··· Dataset extract ···

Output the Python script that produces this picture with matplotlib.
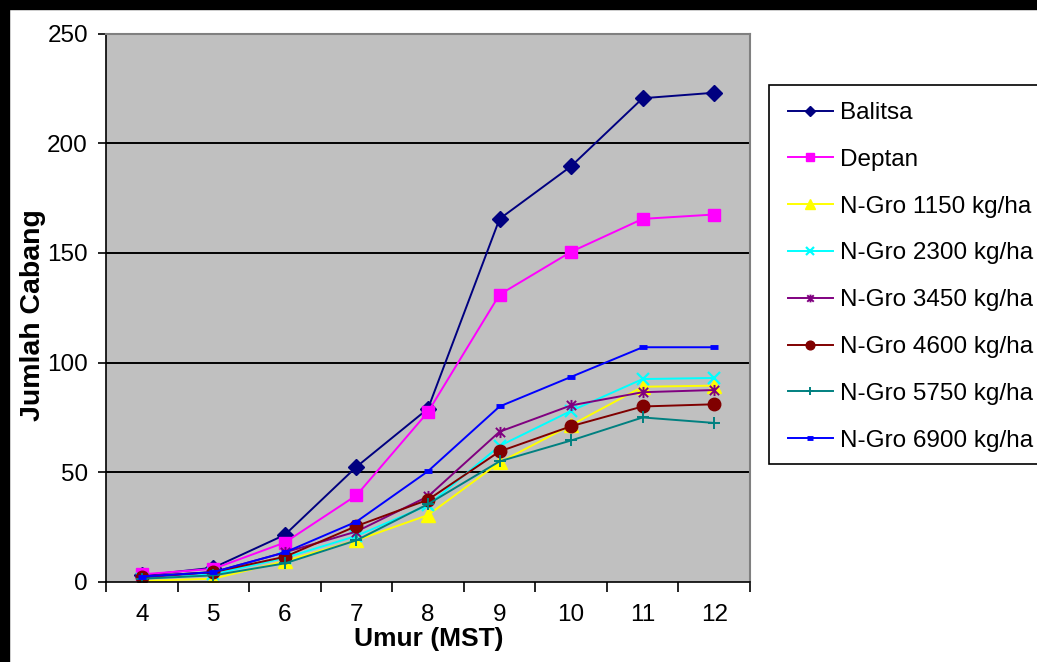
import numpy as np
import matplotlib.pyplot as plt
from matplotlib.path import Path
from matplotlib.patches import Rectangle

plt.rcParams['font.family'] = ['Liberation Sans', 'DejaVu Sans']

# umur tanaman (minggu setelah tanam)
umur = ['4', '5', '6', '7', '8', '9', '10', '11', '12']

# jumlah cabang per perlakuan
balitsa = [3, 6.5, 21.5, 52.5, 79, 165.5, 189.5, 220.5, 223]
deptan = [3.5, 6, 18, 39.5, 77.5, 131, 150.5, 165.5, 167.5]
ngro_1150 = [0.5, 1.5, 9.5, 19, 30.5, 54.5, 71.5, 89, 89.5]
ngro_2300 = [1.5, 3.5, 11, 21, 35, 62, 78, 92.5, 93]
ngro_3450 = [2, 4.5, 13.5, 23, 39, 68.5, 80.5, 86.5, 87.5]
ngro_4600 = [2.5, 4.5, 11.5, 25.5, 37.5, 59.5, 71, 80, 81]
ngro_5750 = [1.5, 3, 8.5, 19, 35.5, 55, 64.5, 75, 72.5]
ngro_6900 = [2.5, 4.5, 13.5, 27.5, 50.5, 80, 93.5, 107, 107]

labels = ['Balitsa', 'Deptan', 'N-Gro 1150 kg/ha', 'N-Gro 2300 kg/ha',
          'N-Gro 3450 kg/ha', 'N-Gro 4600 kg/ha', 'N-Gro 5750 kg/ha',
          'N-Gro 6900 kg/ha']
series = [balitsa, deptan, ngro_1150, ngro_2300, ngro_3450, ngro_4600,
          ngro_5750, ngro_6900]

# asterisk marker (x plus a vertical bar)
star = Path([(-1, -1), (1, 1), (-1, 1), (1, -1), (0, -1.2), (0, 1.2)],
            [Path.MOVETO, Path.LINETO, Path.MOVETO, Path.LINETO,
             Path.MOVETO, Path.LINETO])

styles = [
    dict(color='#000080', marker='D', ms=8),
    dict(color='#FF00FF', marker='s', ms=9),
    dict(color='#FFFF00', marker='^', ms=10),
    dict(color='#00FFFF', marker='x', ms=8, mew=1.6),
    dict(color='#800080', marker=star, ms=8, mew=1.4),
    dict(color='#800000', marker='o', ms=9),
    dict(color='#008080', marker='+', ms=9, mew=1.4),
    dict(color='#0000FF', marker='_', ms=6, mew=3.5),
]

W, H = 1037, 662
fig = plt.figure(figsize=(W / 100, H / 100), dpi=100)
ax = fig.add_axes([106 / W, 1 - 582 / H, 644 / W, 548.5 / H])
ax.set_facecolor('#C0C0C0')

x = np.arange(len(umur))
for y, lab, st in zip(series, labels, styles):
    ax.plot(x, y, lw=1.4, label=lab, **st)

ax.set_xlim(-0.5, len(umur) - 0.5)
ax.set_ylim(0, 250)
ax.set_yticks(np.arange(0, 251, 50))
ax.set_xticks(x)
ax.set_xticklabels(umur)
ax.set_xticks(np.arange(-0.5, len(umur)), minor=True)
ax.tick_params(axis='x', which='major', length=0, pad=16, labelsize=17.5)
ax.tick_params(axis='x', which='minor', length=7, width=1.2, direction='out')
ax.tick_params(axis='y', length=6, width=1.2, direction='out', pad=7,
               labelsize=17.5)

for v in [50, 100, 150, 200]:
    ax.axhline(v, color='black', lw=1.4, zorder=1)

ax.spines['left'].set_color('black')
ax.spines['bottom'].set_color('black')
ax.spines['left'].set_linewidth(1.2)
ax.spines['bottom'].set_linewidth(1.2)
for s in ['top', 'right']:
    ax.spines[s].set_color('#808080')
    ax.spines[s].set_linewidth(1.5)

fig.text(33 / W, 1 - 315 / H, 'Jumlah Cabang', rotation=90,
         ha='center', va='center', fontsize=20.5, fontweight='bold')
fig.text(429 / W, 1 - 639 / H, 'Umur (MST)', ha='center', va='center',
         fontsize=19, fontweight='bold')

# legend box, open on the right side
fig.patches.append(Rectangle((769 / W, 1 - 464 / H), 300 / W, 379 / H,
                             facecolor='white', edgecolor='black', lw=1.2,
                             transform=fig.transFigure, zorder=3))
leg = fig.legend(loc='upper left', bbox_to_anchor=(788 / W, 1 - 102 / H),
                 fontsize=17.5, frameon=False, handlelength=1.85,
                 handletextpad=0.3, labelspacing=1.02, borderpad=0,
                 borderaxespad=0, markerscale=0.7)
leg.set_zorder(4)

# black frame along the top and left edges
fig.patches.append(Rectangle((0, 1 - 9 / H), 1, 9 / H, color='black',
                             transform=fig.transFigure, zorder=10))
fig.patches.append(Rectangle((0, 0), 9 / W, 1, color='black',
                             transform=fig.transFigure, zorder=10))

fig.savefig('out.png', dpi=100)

···

→ **Problem to solve**
Without the pictures, return the listing above from its first line through the line that has "Path.MOVETO, Path.LINETO])".

→ **Correct answer**
Output the Python script that produces this picture with matplotlib.
import numpy as np
import matplotlib.pyplot as plt
from matplotlib.path import Path
from matplotlib.patches import Rectangle

plt.rcParams['font.family'] = ['Liberation Sans', 'DejaVu Sans']

# umur tanaman (minggu setelah tanam)
umur = ['4', '5', '6', '7', '8', '9', '10', '11', '12']

# jumlah cabang per perlakuan
balitsa = [3, 6.5, 21.5, 52.5, 79, 165.5, 189.5, 220.5, 223]
deptan = [3.5, 6, 18, 39.5, 77.5, 131, 150.5, 165.5, 167.5]
ngro_1150 = [0.5, 1.5, 9.5, 19, 30.5, 54.5, 71.5, 89, 89.5]
ngro_2300 = [1.5, 3.5, 11, 21, 35, 62, 78, 92.5, 93]
ngro_3450 = [2, 4.5, 13.5, 23, 39, 68.5, 80.5, 86.5, 87.5]
ngro_4600 = [2.5, 4.5, 11.5, 25.5, 37.5, 59.5, 71, 80, 81]
ngro_5750 = [1.5, 3, 8.5, 19, 35.5, 55, 64.5, 75, 72.5]
ngro_6900 = [2.5, 4.5, 13.5, 27.5, 50.5, 80, 93.5, 107, 107]

labels = ['Balitsa', 'Deptan', 'N-Gro 1150 kg/ha', 'N-Gro 2300 kg/ha',
          'N-Gro 3450 kg/ha', 'N-Gro 4600 kg/ha', 'N-Gro 5750 kg/ha',
          'N-Gro 6900 kg/ha']
series = [balitsa, deptan, ngro_1150, ngro_2300, ngro_3450, ngro_4600,
          ngro_5750, ngro_6900]

# asterisk marker (x plus a vertical bar)
star = Path([(-1, -1), (1, 1), (-1, 1), (1, -1), (0, -1.2), (0, 1.2)],
            [Path.MOVETO, Path.LINETO, Path.MOVETO, Path.LINETO,
             Path.MOVETO, Path.LINETO])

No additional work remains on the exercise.